I’ve previously posted about Rwanda’s education language switch from French to English, and now interestingly it appears that Malaysia is phasing out teaching of English in certain classes.

Despite the headline of this article, reading the full text reveals that Malaysian authorities are not fully getting rid of English language teaching, only in maths and science classes. There is a school of thought that says that foreign languages can be learned in conjunction with another subject, but this experiment seems to suggest otherwise, as this professor argues.

Education minister Muhyiddin Yassin announced last Wednesday that the English-medium education policy introduced across the country in 2003, known as PPSMI, would be phased out from 2012. He said that evidence gathered during a year-long assessment and public consultation had convinced the government that PPSMI wasn’t working, and that the dominance of English in the curriculum risked undermining students’ grasp of their first language.

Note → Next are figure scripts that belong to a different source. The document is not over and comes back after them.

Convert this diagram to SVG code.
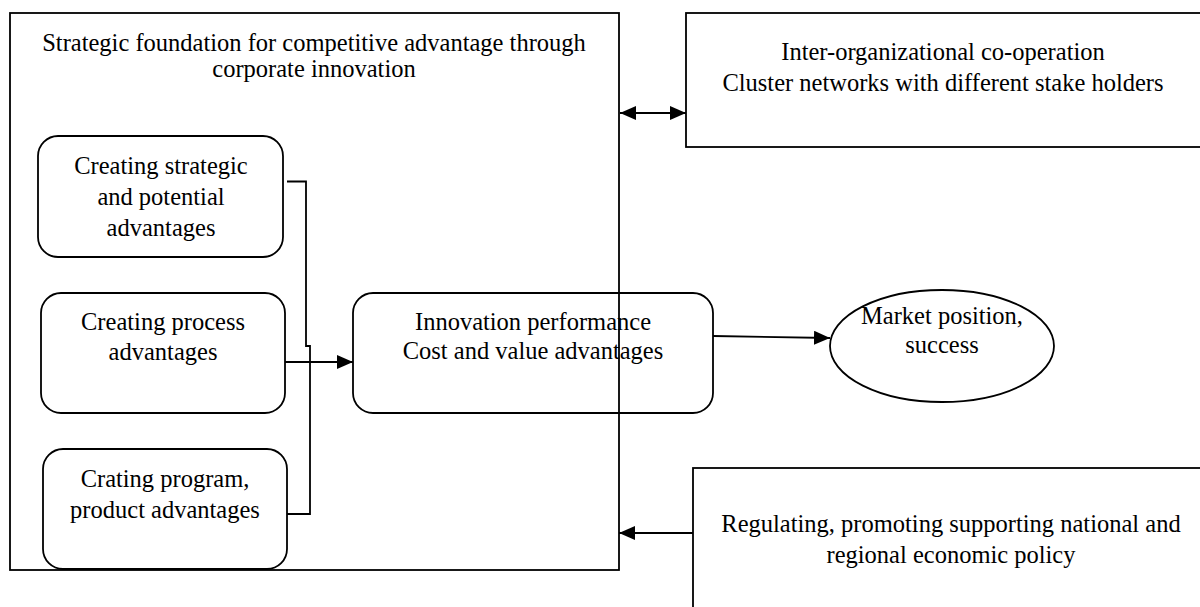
<svg xmlns="http://www.w3.org/2000/svg" width="1200" height="607" viewBox="0 0 1200 607">
<style>
.box{fill:none;stroke:#000;stroke-width:1.8}
.ln{fill:none;stroke:#000;stroke-width:1.8}
text{font-family:"Liberation Serif","Times New Roman",serif;font-size:24.5px;fill:#000;text-anchor:middle}
</style>
<defs>
<marker id="ah" viewBox="0 0 16 14" refX="16" refY="7" markerWidth="16" markerHeight="14" markerUnits="userSpaceOnUse" orient="auto-start-reverse">
<path d="M0,0 L16,7 L0,14 Z" fill="#000"/>
</marker>
</defs>
<rect width="1200" height="607" fill="#fff"/>
<g id="foundation">
<rect class="box" x="10" y="13" width="609" height="557"/>
<text x="314" y="51">Strategic foundation for competitive advantage through</text>
<text x="314" y="77">corporate innovation</text>
</g>
<g id="strategic">
<rect class="box" x="38" y="136" width="245" height="121" rx="20"/>
<text x="161" y="174">Creating strategic</text>
<text x="161" y="205">and potential</text>
<text x="161" y="236">advantages</text>
</g>
<g id="process">
<rect class="box" x="41" y="293" width="244" height="120" rx="20"/>
<text x="163" y="330">Creating process</text>
<text x="163" y="360">advantages</text>
</g>
<g id="program">
<rect class="box" x="43" y="449" width="244" height="120" rx="20"/>
<text x="165" y="487">Crating program,</text>
<text x="165" y="518">product advantages</text>
</g>
<g id="innovation">
<rect class="box" x="353" y="293" width="360" height="120" rx="20"/>
<text x="533" y="330">Innovation performance</text>
<text x="533" y="359">Cost and value advantages</text>
</g>
<g id="market">
<ellipse class="box" cx="942" cy="346" rx="112" ry="56"/>
<text x="942" y="324">Market position,</text>
<text x="942" y="353">success</text>
</g>
<g id="cooperation">
<rect class="box" x="686" y="13" width="530" height="134"/>
<text x="943" y="60">Inter-organizational co-operation</text>
<text x="943" y="91">Cluster networks with different stake holders</text>
</g>
<g id="policy">
<rect class="box" x="693" y="468" width="530" height="160"/>
<text x="951" y="532">Regulating, promoting supporting national and</text>
<text x="951" y="563">regional economic policy</text>
</g>
<g id="connectors">
<polyline class="ln" points="287,181.5 306,181.5 306,346 310,346 310,514 287,514"/>
<line class="ln" x1="285" y1="362" x2="353" y2="362" marker-end="url(#ah)"/>
<line class="ln" x1="713" y1="336" x2="830" y2="338" marker-end="url(#ah)"/>
<line class="ln" x1="620" y1="113" x2="686" y2="113" marker-start="url(#ah)" marker-end="url(#ah)"/>
<line class="ln" x1="693" y1="533" x2="619" y2="533" marker-end="url(#ah)"/>
</g>
</svg>
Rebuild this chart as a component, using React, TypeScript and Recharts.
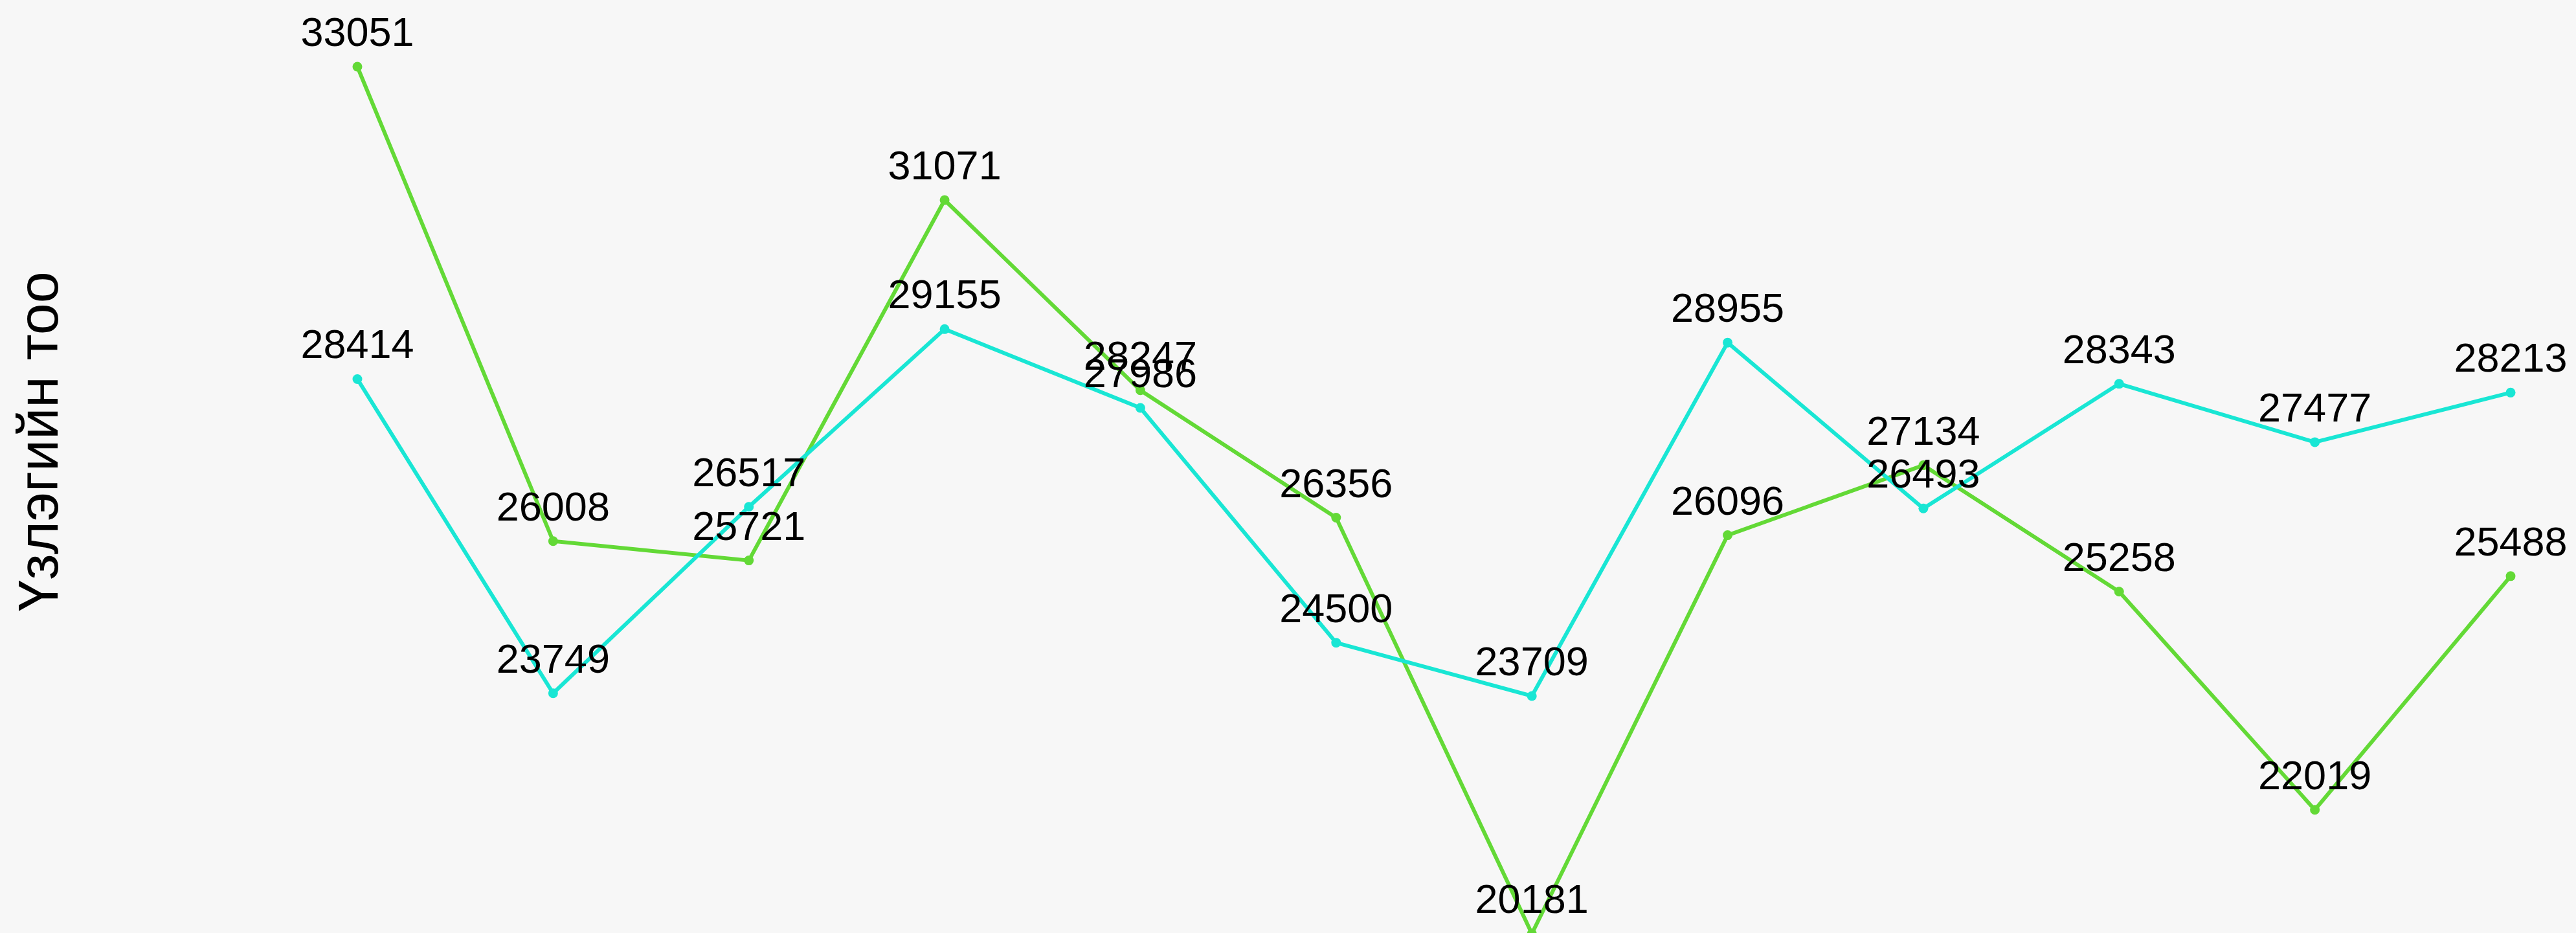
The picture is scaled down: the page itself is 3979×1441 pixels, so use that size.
import { LabelList, Line, LineChart, XAxis, YAxis } from "recharts";

const years = ["1", "2", "3", "4", "5", "6", "7", "8", "9", "10", "11", "12"];
const greenValues = [33051, 26008, 25721, 31071, 28247, 26356, 20181, 26096, 27134, 25258, 22019, 25488];
const cyanValues = [28414, 23749, 26517, 29155, 27986, 24500, 23709, 28955, 26493, 28343, 27477, 28213];
const axisTitle = "Үзлэгийн тоо";

const GREEN = "#63d936";
const CYAN = "#19e6d4";
const FONT = "'Liberation Sans', Arial, sans-serif";

const data = years.map((year, i) => ({ year, green: greenValues[i], cyan: cyanValues[i] }));
const allValues = [...greenValues, ...cyanValues];
const yDomain: [number, number] = [Math.min(...allValues), Math.max(...allValues)];

export default function App() {
  return (
    <div
      style={{
        position: "absolute",
        left: 0,
        top: 0,
        width: 3979,
        height: 1441,
        overflow: "hidden",
        background: "#f7f7f7",
      }}
    >
      <LineChart
        width={3979}
        height={1450}
        data={data}
        margin={{ top: 103, right: 101, bottom: 8, left: 552 }}
      >
        <XAxis dataKey="year" hide />
        <YAxis type="number" domain={yDomain} hide />
        <Line
          type="linear"
          dataKey="green"
          stroke={GREEN}
          strokeWidth={6}
          dot={{ r: 7.5, fill: GREEN, stroke: "none" }}
          activeDot={false}
          isAnimationActive={false}
        >
          <LabelList dataKey="green" position="top" offset={32} fontSize={63} fill="#000" fontFamily={FONT} />
        </Line>
        <Line
          type="linear"
          dataKey="cyan"
          stroke={CYAN}
          strokeWidth={6}
          dot={{ r: 7.5, fill: CYAN, stroke: "none" }}
          activeDot={false}
          isAnimationActive={false}
        >
          <LabelList dataKey="cyan" position="top" offset={32} fontSize={63} fill="#000" fontFamily={FONT} />
        </Line>
      </LineChart>
      <svg width={200} height={1441} style={{ position: "absolute", left: 0, top: 0 }}>
        <text
          x={89}
          y={682}
          transform="rotate(-90 89 682)"
          textAnchor="middle"
          fontSize={88}
          fontFamily={FONT}
          fill="#000"
        >
          {axisTitle}
        </text>
      </svg>
    </div>
  );
}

“I wouldn’t say it’s a complete failure but it has not achieved the desired objectives that it was supposed to achieve,” Muhyiddin told a press conference.

“The government is convinced that science and maths need to be taught in a language that will be easily understood by students, which is Bahasa Malay in national schools, Mandarin in Chinese schools and Tamil in Tamil schools.”

Interestingly, this change has become a political issue, which highlights the importance of languages to all.